May 26 – Miners catcher Giampaolo Petroni (.313, 4 HR, 22 RBI) ends a heretofore scoreless game against the Warriors with a 2-run walkoff homer in the ninth inning, Pittsburgh thus winning 2-0.
May 30 – DAL SP Mike LeMasters (10-1, 2.77 ERA) 2-hits the Rebels in a 3-0 shutout.
May 30 – Quad-A veteran IND OF Brian Oliver (.375, 1 HR, 5 RBI) hits a walkoff grand slam in the 11th inning to beat the Bayhawks, 7-3.

FL Player of the Week: PIT INF Victor Corrales (.404, 1 HR, 6 RBI), batting .480 (12-25) with 1 HR, 4 RBI
CL Player of the Week: VAN 1B Sterling Henderson (.414, 3 HR, 19 RBI), slashing .636 (14-22) with 2 HR, 12 RBI

Complaints and stuff

The Coons scored 37 runs this week, including 32 in a series against the Knights, and somehow they managed to even lose one of THOSE games after getting swept by the Aces to begin with. Every day it’s becoming more obvious that we ain’t got nothing, and we’re not gonna make it six in a row for the division.

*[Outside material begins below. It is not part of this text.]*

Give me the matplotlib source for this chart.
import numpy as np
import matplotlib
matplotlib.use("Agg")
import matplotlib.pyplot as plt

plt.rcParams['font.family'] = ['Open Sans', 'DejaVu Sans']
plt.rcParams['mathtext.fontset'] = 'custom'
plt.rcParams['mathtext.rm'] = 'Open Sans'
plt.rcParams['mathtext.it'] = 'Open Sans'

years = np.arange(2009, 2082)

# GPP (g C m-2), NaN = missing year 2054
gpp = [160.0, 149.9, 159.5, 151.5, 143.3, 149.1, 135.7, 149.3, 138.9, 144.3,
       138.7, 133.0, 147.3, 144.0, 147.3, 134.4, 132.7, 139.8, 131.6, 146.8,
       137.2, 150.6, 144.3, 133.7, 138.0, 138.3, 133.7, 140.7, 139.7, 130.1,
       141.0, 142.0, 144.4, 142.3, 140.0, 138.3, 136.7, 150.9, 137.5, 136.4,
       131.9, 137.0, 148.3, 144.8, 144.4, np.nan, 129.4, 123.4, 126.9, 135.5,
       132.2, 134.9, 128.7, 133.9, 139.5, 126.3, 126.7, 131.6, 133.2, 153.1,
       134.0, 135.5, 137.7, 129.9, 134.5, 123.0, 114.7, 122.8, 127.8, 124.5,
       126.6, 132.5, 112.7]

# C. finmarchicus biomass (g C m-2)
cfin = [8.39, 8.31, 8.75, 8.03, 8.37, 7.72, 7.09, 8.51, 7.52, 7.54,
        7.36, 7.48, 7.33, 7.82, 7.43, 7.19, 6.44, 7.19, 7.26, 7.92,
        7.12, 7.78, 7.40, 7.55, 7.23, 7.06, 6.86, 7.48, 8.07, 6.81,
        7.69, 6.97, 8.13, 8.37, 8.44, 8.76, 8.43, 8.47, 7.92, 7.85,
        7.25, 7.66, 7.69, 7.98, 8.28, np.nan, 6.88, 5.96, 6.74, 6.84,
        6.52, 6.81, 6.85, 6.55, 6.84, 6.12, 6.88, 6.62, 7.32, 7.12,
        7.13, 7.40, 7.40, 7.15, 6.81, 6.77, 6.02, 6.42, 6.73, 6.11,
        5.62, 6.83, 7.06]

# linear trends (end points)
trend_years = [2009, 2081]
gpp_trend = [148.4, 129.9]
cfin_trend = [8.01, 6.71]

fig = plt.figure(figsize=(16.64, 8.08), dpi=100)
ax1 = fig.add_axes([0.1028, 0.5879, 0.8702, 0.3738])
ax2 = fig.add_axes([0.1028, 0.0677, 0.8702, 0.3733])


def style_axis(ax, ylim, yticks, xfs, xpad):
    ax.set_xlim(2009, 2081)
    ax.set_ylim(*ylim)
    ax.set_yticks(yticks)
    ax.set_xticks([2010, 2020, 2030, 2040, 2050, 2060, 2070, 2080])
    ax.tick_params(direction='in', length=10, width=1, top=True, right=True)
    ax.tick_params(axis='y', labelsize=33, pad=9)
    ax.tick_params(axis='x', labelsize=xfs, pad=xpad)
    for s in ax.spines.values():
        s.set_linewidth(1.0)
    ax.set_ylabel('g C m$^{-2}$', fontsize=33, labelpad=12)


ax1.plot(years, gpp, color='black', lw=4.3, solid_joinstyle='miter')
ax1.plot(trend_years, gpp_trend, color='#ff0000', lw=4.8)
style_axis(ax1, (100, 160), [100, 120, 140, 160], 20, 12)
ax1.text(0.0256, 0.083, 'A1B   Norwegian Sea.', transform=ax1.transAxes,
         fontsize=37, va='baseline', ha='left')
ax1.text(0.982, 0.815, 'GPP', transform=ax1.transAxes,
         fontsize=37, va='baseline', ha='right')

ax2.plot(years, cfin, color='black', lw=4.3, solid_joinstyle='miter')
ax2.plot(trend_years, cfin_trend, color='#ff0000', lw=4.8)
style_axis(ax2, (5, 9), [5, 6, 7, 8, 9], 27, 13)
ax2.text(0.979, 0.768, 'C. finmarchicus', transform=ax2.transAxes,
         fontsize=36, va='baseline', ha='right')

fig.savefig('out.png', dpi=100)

The rotation is getting shredded – Wheats is now best in class with a 3.70 ERA that is persistently growing. Merino is treading water; the other three guys are drowning. Being second from the bottom in D of course helps nothing and nobody. The only thing that might still help was to trade both Toohey and Gurney, salvage the rest of Maldo’s generous contract at first base, and try to keep the rebuild to under a decade…

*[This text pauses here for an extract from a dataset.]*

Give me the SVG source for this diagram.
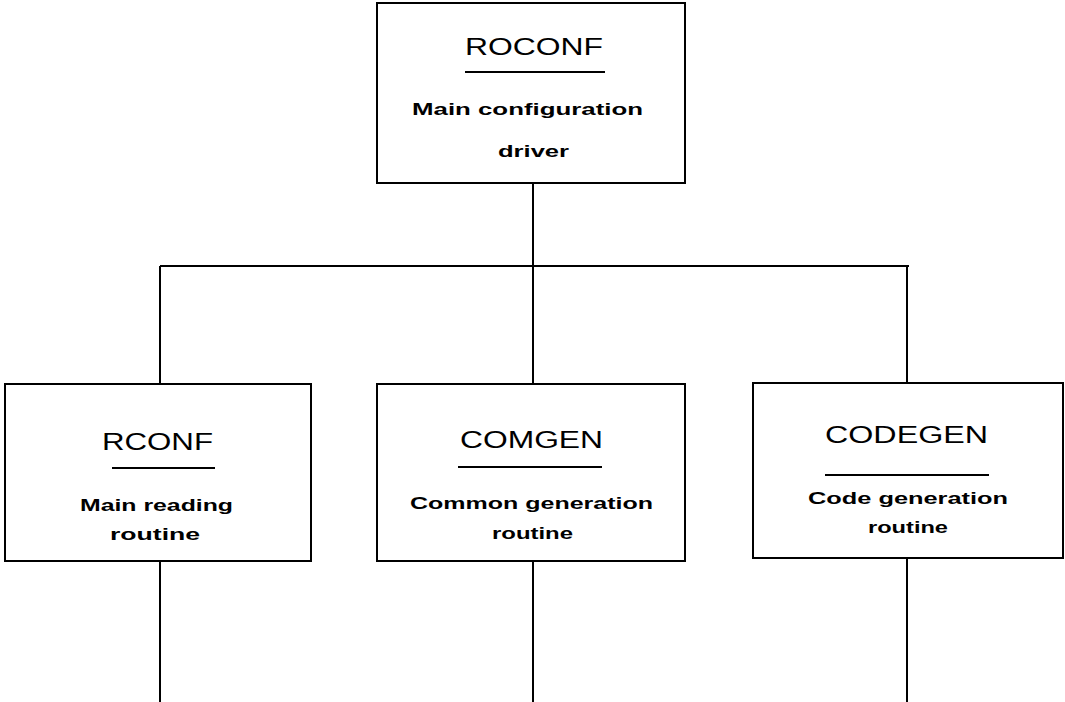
<svg xmlns="http://www.w3.org/2000/svg" width="1065" height="702" viewBox="0 0 1065 702">
<style>
.box{fill:#fff;stroke:#000;stroke-width:2}
.wire{fill:none;stroke:#000;stroke-width:2}
.ul{stroke:#000;stroke-width:2}
.t{font-family:"Liberation Sans",Arial,sans-serif;font-size:23px;fill:#000}
.s{font-family:"Liberation Sans",Arial,sans-serif;font-size:17px;font-weight:bold;fill:#000}
</style>
<rect width="1065" height="702" fill="#fff"/>
<g id="connectors">
<path class="wire" d="M533 183 V266"/>
<path class="wire" d="M160 266 H909"/>
<path class="wire" d="M160 266 V384"/>
<path class="wire" d="M533 266 V384"/>
<path class="wire" d="M907 266 V383"/>
<path class="wire" d="M160 561 V702"/>
<path class="wire" d="M533 561 V702"/>
<path class="wire" d="M907 558 V702"/>
</g>
<g id="roconf">
<rect class="box" x="377" y="3" width="308" height="180"/>
<text class="t" x="465" y="55" textLength="138" lengthAdjust="spacingAndGlyphs">ROCONF</text>
<line class="ul" x1="465" y1="72" x2="605" y2="72"/>
<text class="s" x="412" y="115" textLength="231" lengthAdjust="spacingAndGlyphs">Main configuration</text>
<text class="s" x="498" y="157" textLength="71" lengthAdjust="spacingAndGlyphs">driver</text>
</g>
<g id="rconf">
<rect class="box" x="5" y="384" width="306" height="177"/>
<text class="t" x="102" y="450" textLength="111" lengthAdjust="spacingAndGlyphs">RCONF</text>
<line class="ul" x1="112" y1="468" x2="215" y2="468"/>
<text class="s" x="80" y="511" textLength="153" lengthAdjust="spacingAndGlyphs">Main reading</text>
<text class="s" x="110" y="540" textLength="90" lengthAdjust="spacingAndGlyphs">routine</text>
</g>
<g id="comgen">
<rect class="box" x="377" y="384" width="308" height="177"/>
<text class="t" x="460" y="448" textLength="143" lengthAdjust="spacingAndGlyphs">COMGEN</text>
<line class="ul" x1="458" y1="467" x2="602" y2="467"/>
<text class="s" x="410" y="509" textLength="243" lengthAdjust="spacingAndGlyphs">Common generation</text>
<text class="s" x="492" y="539" textLength="81" lengthAdjust="spacingAndGlyphs">routine</text>
</g>
<g id="codegen">
<rect class="box" x="753" y="383" width="310" height="175"/>
<text class="t" x="825" y="443" textLength="163" lengthAdjust="spacingAndGlyphs">CODEGEN</text>
<line class="ul" x1="825" y1="475" x2="989" y2="475"/>
<text class="s" x="808" y="504" textLength="200" lengthAdjust="spacingAndGlyphs">Code generation</text>
<text class="s" x="868" y="533" textLength="80" lengthAdjust="spacingAndGlyphs">routine</text>
</g>
</svg>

Next week: Falcons, Indians at home. Off day on Thursday, and that will be the last off day for three weeks. Great time to have no pitching.

Fun Fact: Matt Waters is leading the CL with 45 RBI.

Ahead of Preble, too. But Waters keeps raking, .304 with 10 homers, and I feel like he’s just getting warm. At least we still have him, while everything else is crumbling down.